What to do:
Write out the entire listing below exactly, with the pictures left out.

Dataset section:
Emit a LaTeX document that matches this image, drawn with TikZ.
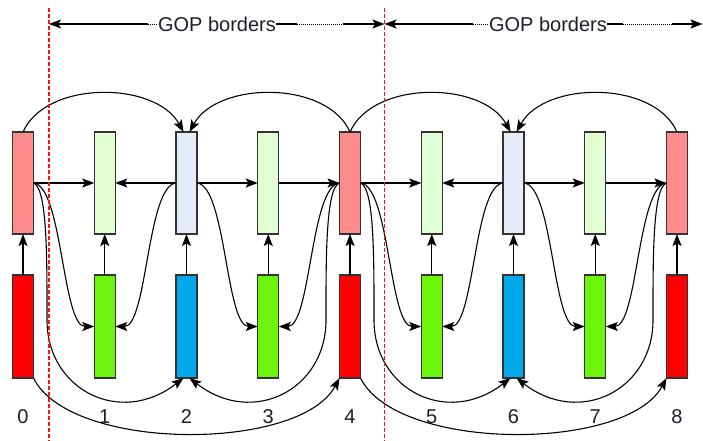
\documentclass[tikz,border=0pt]{standalone}
\usepackage{fontspec}
\setmainfont{Liberation Sans}
\usetikzlibrary{arrows.meta}
\definecolor{boxline}{HTML}{333333}
\definecolor{salU}{HTML}{FF8C8C}
\definecolor{grnU}{HTML}{E2FFD4}
\definecolor{bluU}{HTML}{E6ECF7}
\definecolor{redL}{HTML}{FF0000}
\definecolor{grnL}{HTML}{6CF40C}
\definecolor{bluL}{HTML}{00A8EC}
\definecolor{txt}{HTML}{1E1E2A}
\definecolor{bordred}{HTML}{FF1010}
\begin{document}
\begin{tikzpicture}[x=1pt,y=-1pt,
  box/.style={draw=boxline, line width=1.3pt, minimum width=21pt, inner sep=0pt, outer sep=0pt},
  upbox/.style={box, minimum height=102pt},
  lobox/.style={box, minimum height=103pt},
  conn/.style={line width=1.1pt, draw=black},
  arr/.style={conn, -{Stealth[length=12pt,width=9pt,inset=2.5pt]}},
  lbl/.style={font=\fontsize{20}{20}\selectfont, text=txt, inner sep=0pt},
  gop/.style={font=\fontsize{20}{20}\selectfont, text=txt, inner sep=0pt},
  border/.style={draw=bordred, line width=1.4pt, dash pattern=on 4pt off 2pt},
  fine/.style={line width=0.8pt, dash pattern=on 1pt off 1pt},
]
\useasboundingbox (0,0) rectangle (703,441);

% boxes, labels, vertical arrows
\foreach \i/\uc/\lc in {0/salU/redL,1/grnU/grnL,2/bluU/bluL,3/grnU/grnL,4/salU/redL,5/grnU/grnL,6/bluU/bluL,7/grnU/grnL,8/salU/redL}{
  \node[upbox, fill=\uc] (u\i) at ({23+81.75*\i},183) {};
  \node[lobox, fill=\lc] (l\i) at ({23+81.75*\i},326.5) {};
  \node[lbl] (n\i) at ({23+81.75*\i},417) {\i};
  \draw[arr] (l\i.north) -- (u\i.south);
}

% horizontal arrows
\draw[arr] (u0.east) -- (u1.west);
\draw[arr] (u2.west) -- (u1.east);
\draw[arr] (u2.east) -- (u3.west);
\draw[arr] (u3.east) -- (u4.west);
\draw[arr] (u4.east) -- (u5.west);
\draw[arr] (u6.west) -- (u5.east);
\draw[arr] (u6.east) -- (u7.west);
\draw[arr] (u7.east) -- (u8.west);

% top arcs
\draw[arr] (u0.north) .. controls +(23,-52) and +(-28,-51) .. ([xshift=-3pt]u2.north);
\draw[arr] (u4.north) .. controls +(-23,-52) and +(28,-51) .. ([xshift=3pt]u2.north);
\draw[arr] (u4.north) .. controls +(23,-52) and +(-28,-51) .. ([xshift=-3pt]u6.north);
\draw[arr] (u8.north) .. controls +(-23,-52) and +(28,-51) .. ([xshift=3pt]u6.north);

% side curves to the lower boxes
\draw[arr] (u0.east) .. controls +(29,3) and +(-32,0) .. (l1.west);
\draw[arr] (u2.west) .. controls +(-29,3) and +(32,0) .. (l1.east);
\draw[arr] (u2.east) .. controls +(29,3) and +(-32,0) .. (l3.west);
\draw[arr] (u4.west) .. controls +(-29,3) and +(32,0) .. (l3.east);
\draw[arr] (u4.east) .. controls +(29,3) and +(-32,0) .. (l5.west);
\draw[arr] (u6.west) .. controls +(-29,3) and +(32,0) .. (l5.east);
\draw[arr] (u6.east) .. controls +(29,3) and +(-32,0) .. (l7.west);
\draw[arr] (u8.west) .. controls +(-29,3) and +(32,0) .. (l7.east);

% long curves to the bottom of lower boxes 2 and 6
\draw[arr] (u0.east) .. controls +(14,5) and +(0,-60) .. ++(13.5,137)
  .. controls +(0,70) and +(-63,49) .. ([xshift=-3pt]l2.south);
\draw[arr] (u4.west) .. controls +(-14,5) and +(0,-60) .. ++(-13.5,137)
  .. controls +(0,70) and +(63,49) .. ([xshift=3pt]l2.south);
\draw[arr] (u4.east) .. controls +(14,5) and +(0,-60) .. ++(13.5,137)
  .. controls +(0,70) and +(-63,49) .. ([xshift=-3pt]l6.south);
\draw[arr] (u8.west) .. controls +(-14,5) and +(0,-60) .. ++(-13.5,137)
  .. controls +(0,70) and +(63,49) .. ([xshift=3pt]l6.south);

% bottom curves between lower key boxes
\draw[arr] (l0.south east) .. controls +(36.5,74) and +(-39.5,74) .. (l4.south west);
\draw[arr] (l4.south east) .. controls +(36.5,74) and +(-39.5,74) .. (l8.south west);

% GOP borders
\coordinate (bA) at (49,24);
\coordinate (bB) at (384.5,24);
\coordinate (bC) at (702.5,24);
\coordinate (d1) at (148,24);
\coordinate (d2) at (297,24);
\coordinate (d3) at (343,24);
\coordinate (e1) at (473,24);
\coordinate (e2) at (623,24);
\coordinate (e3) at (672,24);
\node[gop] (g1) at (217,24) {GOP borders};
\node[gop] (g2) at (548,24) {GOP borders};
\draw[arr] (d1) -- (bA);
\draw[fine] (d1) -- (g1.west);
\draw[conn] (g1.east) -- (d2);
\draw[fine] (d2) -- (d3);
\draw[arr] (d3) -- (bB);
\draw[arr] (e1) -- (bB);
\draw[fine] (e1) -- (g2.west);
\draw[conn] (g2.east) -- (e2);
\draw[fine] (e2) -- (e3);
\draw[arr] (e3) -- (bC);

% red dashed borders
\draw[border] (49,8) -- (49,441);
\draw[border] (384.5,8) -- (384.5,441);
\end{tikzpicture}
\end{document}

Complete response:
Emit a LaTeX document that matches this image, drawn with TikZ.
\documentclass[tikz,border=0pt]{standalone}
\usepackage{fontspec}
\setmainfont{Liberation Sans}
\usetikzlibrary{arrows.meta}
\definecolor{boxline}{HTML}{333333}
\definecolor{salU}{HTML}{FF8C8C}
\definecolor{grnU}{HTML}{E2FFD4}
\definecolor{bluU}{HTML}{E6ECF7}
\definecolor{redL}{HTML}{FF0000}
\definecolor{grnL}{HTML}{6CF40C}
\definecolor{bluL}{HTML}{00A8EC}
\definecolor{txt}{HTML}{1E1E2A}
\definecolor{bordred}{HTML}{FF1010}
\begin{document}
\begin{tikzpicture}[x=1pt,y=-1pt,
  box/.style={draw=boxline, line width=1.3pt, minimum width=21pt, inner sep=0pt, outer sep=0pt},
  upbox/.style={box, minimum height=102pt},
  lobox/.style={box, minimum height=103pt},
  conn/.style={line width=1.1pt, draw=black},
  arr/.style={conn, -{Stealth[length=12pt,width=9pt,inset=2.5pt]}},
  lbl/.style={font=\fontsize{20}{20}\selectfont, text=txt, inner sep=0pt},
  gop/.style={font=\fontsize{20}{20}\selectfont, text=txt, inner sep=0pt},
  border/.style={draw=bordred, line width=1.4pt, dash pattern=on 4pt off 2pt},
  fine/.style={line width=0.8pt, dash pattern=on 1pt off 1pt},
]
\useasboundingbox (0,0) rectangle (703,441);

% boxes, labels, vertical arrows
\foreach \i/\uc/\lc in {0/salU/redL,1/grnU/grnL,2/bluU/bluL,3/grnU/grnL,4/salU/redL,5/grnU/grnL,6/bluU/bluL,7/grnU/grnL,8/salU/redL}{
  \node[upbox, fill=\uc] (u\i) at ({23+81.75*\i},183) {};
  \node[lobox, fill=\lc] (l\i) at ({23+81.75*\i},326.5) {};
  \node[lbl] (n\i) at ({23+81.75*\i},417) {\i};
  \draw[arr] (l\i.north) -- (u\i.south);
}

% horizontal arrows
\draw[arr] (u0.east) -- (u1.west);
\draw[arr] (u2.west) -- (u1.east);
\draw[arr] (u2.east) -- (u3.west);
\draw[arr] (u3.east) -- (u4.west);
\draw[arr] (u4.east) -- (u5.west);
\draw[arr] (u6.west) -- (u5.east);
\draw[arr] (u6.east) -- (u7.west);
\draw[arr] (u7.east) -- (u8.west);

% top arcs
\draw[arr] (u0.north) .. controls +(23,-52) and +(-28,-51) .. ([xshift=-3pt]u2.north);
\draw[arr] (u4.north) .. controls +(-23,-52) and +(28,-51) .. ([xshift=3pt]u2.north);
\draw[arr] (u4.north) .. controls +(23,-52) and +(-28,-51) .. ([xshift=-3pt]u6.north);
\draw[arr] (u8.north) .. controls +(-23,-52) and +(28,-51) .. ([xshift=3pt]u6.north);

% side curves to the lower boxes
\draw[arr] (u0.east) .. controls +(29,3) and +(-32,0) .. (l1.west);
\draw[arr] (u2.west) .. controls +(-29,3) and +(32,0) .. (l1.east);
\draw[arr] (u2.east) .. controls +(29,3) and +(-32,0) .. (l3.west);
\draw[arr] (u4.west) .. controls +(-29,3) and +(32,0) .. (l3.east);
\draw[arr] (u4.east) .. controls +(29,3) and +(-32,0) .. (l5.west);
\draw[arr] (u6.west) .. controls +(-29,3) and +(32,0) .. (l5.east);
\draw[arr] (u6.east) .. controls +(29,3) and +(-32,0) .. (l7.west);
\draw[arr] (u8.west) .. controls +(-29,3) and +(32,0) .. (l7.east);

% long curves to the bottom of lower boxes 2 and 6
\draw[arr] (u0.east) .. controls +(14,5) and +(0,-60) .. ++(13.5,137)
  .. controls +(0,70) and +(-63,49) .. ([xshift=-3pt]l2.south);
\draw[arr] (u4.west) .. controls +(-14,5) and +(0,-60) .. ++(-13.5,137)
  .. controls +(0,70) and +(63,49) .. ([xshift=3pt]l2.south);
\draw[arr] (u4.east) .. controls +(14,5) and +(0,-60) .. ++(13.5,137)
  .. controls +(0,70) and +(-63,49) .. ([xshift=-3pt]l6.south);
\draw[arr] (u8.west) .. controls +(-14,5) and +(0,-60) .. ++(-13.5,137)
  .. controls +(0,70) and +(63,49) .. ([xshift=3pt]l6.south);

% bottom curves between lower key boxes
\draw[arr] (l0.south east) .. controls +(36.5,74) and +(-39.5,74) .. (l4.south west);
\draw[arr] (l4.south east) .. controls +(36.5,74) and +(-39.5,74) .. (l8.south west);

% GOP borders
\coordinate (bA) at (49,24);
\coordinate (bB) at (384.5,24);
\coordinate (bC) at (702.5,24);
\coordinate (d1) at (148,24);
\coordinate (d2) at (297,24);
\coordinate (d3) at (343,24);
\coordinate (e1) at (473,24);
\coordinate (e2) at (623,24);
\coordinate (e3) at (672,24);
\node[gop] (g1) at (217,24) {GOP borders};
\node[gop] (g2) at (548,24) {GOP borders};
\draw[arr] (d1) -- (bA);
\draw[fine] (d1) -- (g1.west);
\draw[conn] (g1.east) -- (d2);
\draw[fine] (d2) -- (d3);
\draw[arr] (d3) -- (bB);
\draw[arr] (e1) -- (bB);
\draw[fine] (e1) -- (g2.west);
\draw[conn] (g2.east) -- (e2);
\draw[fine] (e2) -- (e3);
\draw[arr] (e3) -- (bC);

% red dashed borders
\draw[border] (49,8) -- (49,441);
\draw[border] (384.5,8) -- (384.5,441);
\end{tikzpicture}
\end{document}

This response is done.